By far the most visitors to Machu Picchu do this UNESCO World Heritage Site as a day trip,
and to avoid peak crowds (especially during peak season, May through September), until now the best advice has been to visit before and after the tour group and day-tripping hordes out of Cuzco descend upon the place, between around 11 am and 5:30 pm (this is why many experts recommend overnighting in or around Aguas Calientes, the town at the foot of MP).


But as of July 1, the national government has reluctantly (because it makes millions on the explosion of tourism to this site) instituted a new set of rules designed to limit visitors and their impact on the site. Some of the most salient:

· Visitors must come in guided groups of no more than 20 people, sticking without deviation to one of three prescribed routes through the ruins, each 2½ to three hours long.
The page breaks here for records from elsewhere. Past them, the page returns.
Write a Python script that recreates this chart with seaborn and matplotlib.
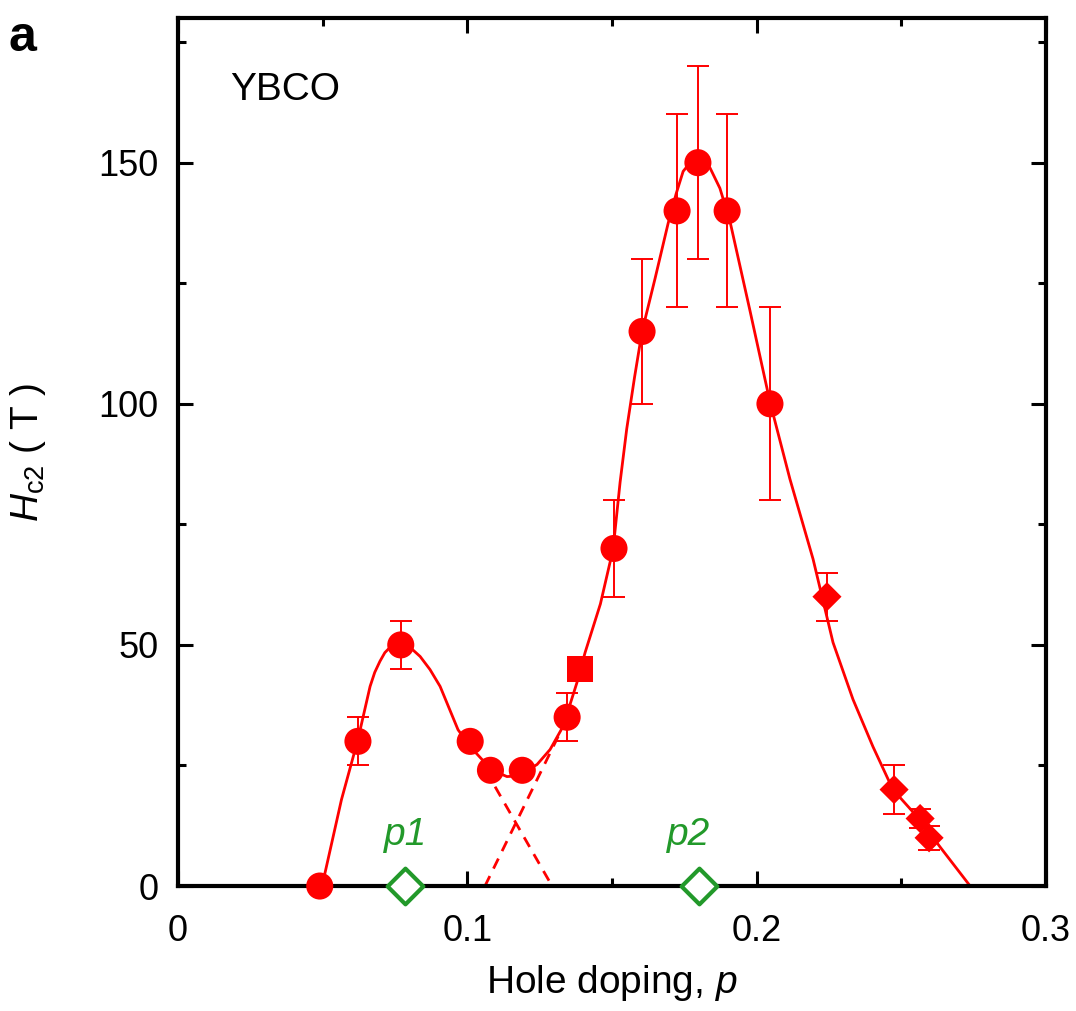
import numpy as np
import pandas as pd
import seaborn as sns
import matplotlib
matplotlib.use("Agg")
import matplotlib.pyplot as plt
from matplotlib.ticker import MultipleLocator

# ---------------- data ----------------
# circles: doping, Hc2, error
circ_p = [0.049, 0.0622, 0.077, 0.101, 0.108, 0.119, 0.1345, 0.1507, 0.1604, 0.1725, 0.1797, 0.1898, 0.2046]
circ_h = [0, 30, 50, 30, 24, 24, 35, 70, 115, 140, 150, 140, 100]
circ_err = [0, 5, 5, 0, 0, 0, 5, 10, 15, 20, 20, 20, 20]

# square
sq_p = [0.139]
sq_h = [45]

# diamonds
dia_p = [0.2243, 0.2475, 0.2565, 0.2596]
dia_h = [60, 20, 14, 10]
dia_err = [5, 5, 2, 2.5]

# green open diamonds (p1, p2)
crit_p = [0.0785, 0.18]
crit_h = [0, 0]
crit_labels = ["p1", "p2"]

# fitted guide curve
fit_p = [0.0498, 0.0565, 0.0622, 0.0664, 0.0680, 0.0698, 0.0715, 0.0733, 0.0750, 0.0767,
         0.0785, 0.0802, 0.0837, 0.0871, 0.0906, 0.0968, 0.1013, 0.1050, 0.1082, 0.1110,
         0.1137, 0.1165, 0.1189, 0.1215, 0.1241, 0.1286, 0.1331, 0.1379, 0.1407, 0.1460,
         0.1504, 0.1528, 0.1551, 0.1578, 0.1604, 0.1649, 0.1694, 0.1722, 0.1746, 0.1770,
         0.1794, 0.1818, 0.1839, 0.1873, 0.1908, 0.1977, 0.2046, 0.2115, 0.2195, 0.2264,
         0.2333, 0.2402, 0.2471, 0.2565, 0.2634, 0.2738]
fit_h = [0, 17.9, 30.4, 41.4, 44.3, 46.6, 48.4, 49.5, 50.0, 50.1,
         49.9, 49.5, 47.6, 44.9, 41.4, 32.4, 28.7, 26.3, 24.5, 23.4,
         22.7, 22.8, 23.7, 24.3, 25.2, 28.3, 33.1, 42.2, 48.4, 58.5,
         69.9, 83.7, 94.8, 105.5, 115, 126, 137.4, 143.6, 148.2, 150.0,
         150.5, 150.0, 148.9, 144.7, 137.8, 119.3, 100.4, 84.4, 67.8, 50.5,
         38.7, 28.9, 20.0, 13.7, 8.1, 0]

# dashed extrapolations
dashA_p = [0.1096, 0.1293]
dashA_h = [20.6, 0]
dashB_p = [0.1331, 0.1061]
dashB_h = [33.1, 0]

# ---------------- style ----------------
sns.set_theme(style="ticks")
plt.rcParams['font.family'] = ['Liberation Sans', 'DejaVu Sans']
plt.rcParams['mathtext.fontset'] = 'custom'
plt.rcParams['mathtext.rm'] = 'Liberation Sans'
plt.rcParams['mathtext.it'] = 'Liberation Sans:italic'
plt.rcParams['text.color'] = 'black'
plt.rcParams['axes.labelcolor'] = 'black'
plt.rcParams['xtick.color'] = 'black'
plt.rcParams['ytick.color'] = 'black'

RED = '#ff0000'
GREEN = '#22992a'

fig = plt.figure(figsize=(10.76, 10.11), dpi=100)
ax = fig.add_axes([0.1654, 0.1236, 0.9721 - 0.1654, 0.9822 - 0.1236])

fit_df = pd.DataFrame({'p': fit_p, 'H': fit_h})
sns.lineplot(data=fit_df, x='p', y='H', ax=ax, color=RED, lw=2.0, estimator=None, sort=False, zorder=2)
sns.lineplot(x=dashA_p, y=dashA_h, ax=ax, color=RED, lw=2.0, linestyle=(0, (4, 3)), zorder=2)
sns.lineplot(x=dashB_p, y=dashB_h, ax=ax, color=RED, lw=2.0, linestyle=(0, (4, 3)), zorder=2)

# error bars
ax.errorbar(circ_p, circ_h, yerr=circ_err, fmt='none', ecolor=RED, elinewidth=1.4, capsize=8, capthick=1.4, zorder=3)
ax.errorbar(dia_p, dia_h, yerr=dia_err, fmt='none', ecolor=RED, elinewidth=1.4, capsize=8, capthick=1.4, zorder=3)

sns.scatterplot(x=circ_p, y=circ_h, ax=ax, marker='o', s=380, color=RED, edgecolor='none', zorder=5, clip_on=False)
sns.scatterplot(x=sq_p, y=sq_h, ax=ax, marker='s', s=340, color=RED, edgecolor='none', zorder=5)
sns.scatterplot(x=dia_p, y=dia_h, ax=ax, marker='D', s=220, color=RED, edgecolor='none', zorder=5)
sns.scatterplot(x=crit_p, y=crit_h, ax=ax, marker='D', s=330, facecolor='white', edgecolor=GREEN,
                linewidth=3, zorder=6, clip_on=False)

label_shift = [0.0003, -0.0035]
for p, lab, dx in zip(crit_p, crit_labels, label_shift):
    ax.text(p + dx, 10.5, lab, color=GREEN, fontsize=28, style='italic', ha='center', va='center')

ax.text(0.018, 165, 'YBCO', fontsize=28, ha='left', va='center')
fig.text(0.008, 0.985, 'a', fontsize=36, fontweight='bold', ha='left', va='top')

ax.set_xlim(0, 0.3)
ax.set_ylim(0, 180)
ax.set_xticks([0, 0.1, 0.2, 0.3])
ax.set_xticklabels(['0', '0.1', '0.2', '0.3'])
ax.set_yticks([0, 50, 100, 150])
ax.xaxis.set_minor_locator(MultipleLocator(0.05))
ax.yaxis.set_minor_locator(MultipleLocator(25))
ax.tick_params(which='both', direction='in', top=True, right=True, width=2.2, color='black')
ax.tick_params(which='major', length=11, labelsize=26)
ax.tick_params(axis='x', which='major', pad=20)
ax.tick_params(axis='y', which='major', pad=14)
ax.tick_params(which='minor', length=5.5)
for s in ax.spines.values():
    s.set_linewidth(3)
    s.set_color('black')
    s.set_visible(True)

ax.set_xlabel('Hole doping, $p$', fontsize=28, labelpad=10)
ax.set_ylabel('$H_{\\mathrm{c2}}$ ( T )', fontsize=28)
ax.yaxis.set_label_coords(-0.15, 0.5)

fig.savefig('out.png', dpi=100)
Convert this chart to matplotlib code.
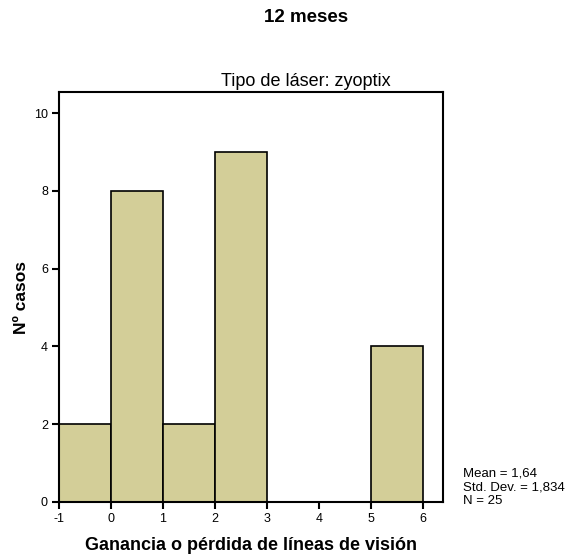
import matplotlib
matplotlib.use("Agg")
import matplotlib.pyplot as plt
import numpy as np

# histogram bins (left edges) and counts
bin_edges = [-1, 0, 1, 2, 3, 4, 5, 6]
counts = [2, 8, 2, 9, 0, 0, 4]
x_ticks = [-1, 0, 1, 2, 3, 4, 5, 6]
y_ticks = [0, 2, 4, 6, 8, 10]
stats_lines = ["Mean = 1,64", "Std. Dev. = 1,834", "N = 25"]

plt.rcParams['font.family'] = ['Liberation Sans', 'DejaVu Sans']
plt.rcParams['axes.unicode_minus'] = False

W, H = 565, 558
fig = plt.figure(figsize=(W / 100, H / 100), dpi=100)
ax = fig.add_axes([59 / W, 1 - 502 / H, (443 - 59) / W, (502 - 92) / H])

widths = np.diff(bin_edges)
ax.bar(bin_edges[:-1], counts, width=widths, align='edge',
       color='#d3ce98', edgecolor='black', linewidth=1.2)

ax.set_xlim(-1, 6.385)
ax.set_ylim(0, 10.54)
ax.set_xticks(x_ticks)
ax.set_yticks(y_ticks)
ax.tick_params(direction='out', length=5, width=1.5, labelsize=9, pad=3)
for s in ax.spines.values():
    s.set_linewidth(1.5)

ax.set_xlabel("Ganancia o pérdida de líneas de visión", fontsize=13,
              fontweight='bold', va='center')
ax.xaxis.set_label_coords(0.5, (502 - 545) / 410)
ax.set_ylabel("Nº casos", fontsize=12.5, fontweight='bold', va='center')
ax.yaxis.set_label_coords((22 - 59) / 384, 0.5)

fig.text(306 / W, 1 - 18 / H, "12 meses", ha='center', va='center',
         fontsize=13.5, fontweight='bold')
fig.text(306 / W, 1 - 82 / H, "Tipo de láser: zyoptix", ha='center',
         va='center', fontsize=13)

for i, line in enumerate(stats_lines):
    fig.text(463 / W, 1 - (473 + 14 * i) / H, line, ha='left',
             va='center', fontsize=9.5)

fig.savefig("out.png", dpi=100)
·  Visits must be arranged for morning or afternoon entrance times, with no unlimited time allowed at the site and even time limits (just three to five minutes!) to linger at particularly popular spots within the site.

·  Prohibitions on certain items brought in by visitors have been further tightened, such as no tripods, selfie sticks, umbrellas, or drones.

   David Stanley

A more detailed look at the new restrictions can be found here.

Yes, it’s truly sad that it’s come to this, and will detract from the feeling of spontaneity as well as "spirituality" that many visitors prize. And perhaps critics who say the new restrictions are too heavy handed, and that more enlightened, modern preservation and crowd-control techniques could've been applied. But on the other hand, both sponteneity and spirituality have already been heavily eroded by massive overcrowding anyway (nothing kills the former, for example, like long lines such as the ones for the solar observatory, above). Clearly something had to be done, or these priceless ruins would be well and truly ruined for real.

So no, it sure won't be the same, but you’ll still be overwhelmed by the majesty and surroundings of Machu Picchu, and that’s what counts.